- Born: Arnold Hendriks May 15, 1937 Renkum, Netherlands
- Died: October 21, 2017 (aged 80) Netherlands
- Occupation(s): Businessman, football executive
- Known for: Financial backer and technical director of Roda JC; role in Parkstad Limburg Stadion project
- Spouse: Margaretha Hendriks (died 2000s)
- Children: Ronald Hendriks; Myrjam Hendriks

= Nol Hendriks =

Dutch businessman and football executive

Arnold (Nol) Hendriks (15 May 1937 – 21 October 2017) was a Dutch businessman and football executive.

==Business career==
Born in Renkum, he moved to Limburg with his parents when his father started working in the mines in Heerlen. He later worked in the mines himself and as a grocer and dry-cleaner, before becoming a self-made millionaire in the textile business.

===Roda JC===
Hendriks got involved in the Roda JC football club in the early 1980s. He started backing the club financially and became a technical director as well as a member of Roda's supervisory board. He even scouted players himself and his financial injections made Roda JC one of the leading clubs in Holland behind the country's traditional big three, culminating in finishing second to then Champions League holders Ajax in the 1994–95 Eredivisie season and winning the KNVB Cup twice.

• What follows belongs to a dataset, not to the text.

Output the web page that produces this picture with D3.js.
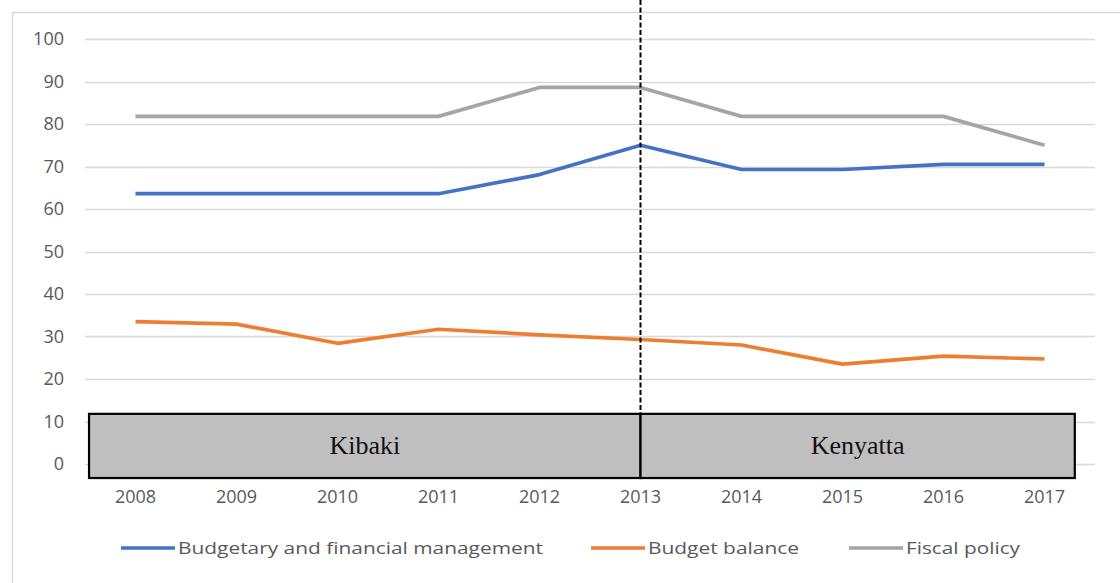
<!DOCTYPE html>
<html>
<head>
<meta charset="utf-8">
<title>Budget indicators 2008-2017</title>
<script src="https://d3js.org/d3.v7.min.js"></script>
<style>
  body { margin: 0; background: #fff; }
  svg { display: block; }
  .tick-label { font-family: "Open Sans", sans-serif; font-size: 18px; fill: #595959; }
  .legend-label { font-family: "Open Sans", sans-serif; font-size: 17px; fill: #595959; }
  .regime-label { font-family: "Liberation Serif", serif; font-size: 26px; fill: #111; }
</style>
</head>
<body>
<svg width="1120" height="583"></svg>
<script>
// data
var years = [2008, 2009, 2010, 2011, 2012, 2013, 2014, 2015, 2016, 2017];
var yTicks = [0, 10, 20, 30, 40, 50, 60, 70, 80, 90, 100];
var budgetaryMgmt = [63.6, 63.6, 63.6, 63.6, 68.1, 75.0, 69.3, 69.3, 70.5, 70.5];
var budgetBalance = [33.5, 32.9, 28.4, 31.7, 30.4, 29.3, 28.0, 23.5, 25.4, 24.7];
var fiscalPolicy = [81.8, 81.8, 81.8, 81.8, 88.6, 88.6, 81.8, 81.8, 81.8, 75.0];
var seriesNames = ["Budgetary and financial management", "Budget balance", "Fiscal policy"];
var seriesColors = ["#4472c4", "#ed7d31", "#a5a5a5"];
// presidential terms shown as the grey band across the bottom
var regimeNames = ["Kibaki", "Kenyatta"];
var regimeStart = [2007.54, 2013];
var regimeEnd = [2013, 2017.3];
var bandTop = 11.8, bandBottom = -3.3;
var splitYear = 2013;

var svg = d3.select("svg");

var x = d3.scaleLinear()
  .domain([2008, 2017])
  .range([135.5, 1044.5]);

var y = d3.scaleLinear()
  .domain([0, 100])
  .range([464, 39]);

// chart area outline
svg.append("rect")
  .attr("x", 12.5).attr("y", 12.5)
  .attr("width", 1200).attr("height", 700)
  .attr("fill", "none")
  .attr("stroke", "#d9d9d9")
  .attr("stroke-width", 1.5);

// gridlines
svg.append("g")
  .selectAll("line")
  .data(yTicks)
  .enter().append("line")
    .attr("x1", x(2007.5)).attr("x2", x(2017.5))
    .attr("y1", function(d) { return Math.round(y(d)) + 0.5; })
    .attr("y2", function(d) { return Math.round(y(d)) + 0.5; })
    .attr("stroke", "#d9d9d9")
    .attr("stroke-width", 1.3);

// y labels
svg.append("g")
  .selectAll("text")
  .data(yTicks)
  .enter().append("text")
    .attr("class", "tick-label")
    .attr("x", 64)
    .attr("y", function(d) { return y(d); })
    .attr("dy", "0.35em")
    .attr("text-anchor", "end")
    .text(function(d) { return d; });

// x labels
svg.append("g")
  .selectAll("text")
  .data(years)
  .enter().append("text")
    .attr("class", "tick-label")
    .attr("x", function(d) { return x(d); })
    .attr("y", 497)
    .attr("dy", "0.35em")
    .attr("text-anchor", "middle")
    .text(function(d) { return d; });

// lines
var allSeries = [budgetaryMgmt, budgetBalance, fiscalPolicy];
var line = d3.line()
  .x(function(d, i) { return x(years[i]); })
  .y(function(d) { return y(d); });

svg.append("g")
  .selectAll("path")
  .data(allSeries)
  .enter().append("path")
    .attr("d", line)
    .attr("fill", "none")
    .attr("stroke", function(d, i) { return seriesColors[i]; })
    .attr("stroke-width", 3.7)
    .attr("stroke-linejoin", "round");

// dashed divider
svg.append("line")
  .attr("x1", x(splitYear)).attr("x2", x(splitYear))
  .attr("y1", 0).attr("y2", y(bandTop))
  .attr("stroke", "#000")
  .attr("stroke-width", 2)
  .attr("stroke-dasharray", "5,2.5");

// regime band
var band = svg.append("g");
band.selectAll("rect")
  .data(regimeNames)
  .enter().append("rect")
    .attr("x", function(d, i) { return x(regimeStart[i]); })
    .attr("y", y(bandTop))
    .attr("width", function(d, i) { return x(regimeEnd[i]) - x(regimeStart[i]); })
    .attr("height", y(bandBottom) - y(bandTop))
    .attr("fill", "#bfbfbf")
    .attr("stroke", "#000")
    .attr("stroke-width", 2.2);

band.selectAll("text")
  .data(regimeNames)
  .enter().append("text")
    .attr("class", "regime-label")
    .attr("x", function(d, i) { return (x(regimeStart[i]) + x(regimeEnd[i])) / 2; })
    .attr("y", y((bandTop + bandBottom) / 2))
    .attr("dy", "0.32em")
    .attr("text-anchor", "middle")
    .text(function(d) { return d; });

// legend
var legendX = [121, 591, 849];
var legendW = [365, 151, 114];
var legend = svg.append("g").attr("transform", "translate(0,548)");
var items = legend.selectAll("g")
  .data(seriesNames)
  .enter().append("g")
    .attr("transform", function(d, i) { return "translate(" + legendX[i] + ",0)"; });
items.append("line")
  .attr("x1", 0).attr("x2", 54)
  .attr("stroke", function(d, i) { return seriesColors[i]; })
  .attr("stroke-width", 3.7);
items.append("text")
  .attr("class", "legend-label")
  .attr("x", 57)
  .attr("dy", "0.35em")
  .attr("textLength", function(d, i) { return legendW[i]; })
  .attr("lengthAdjust", "spacingAndGlyphs")
  .text(function(d) { return d; });
</script>
</body>
</html>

Hendriks was also one of the driving forces behind the club's new Parkstad Limburg Stadion, which was opened in 2000. In his later years he severed ties with the club, but was still used as an advisor and made honorary member of the club.

==Personal life==
Hendriks' wife Margaretha died in the 2000s. He backed out of his businesses when handing them over to his children Ronald and Myrjam in September 2017.

===Death===
Hendriks was rushed to hospital with a brain hemorrhage in October 2017 and died on the 21st of that month.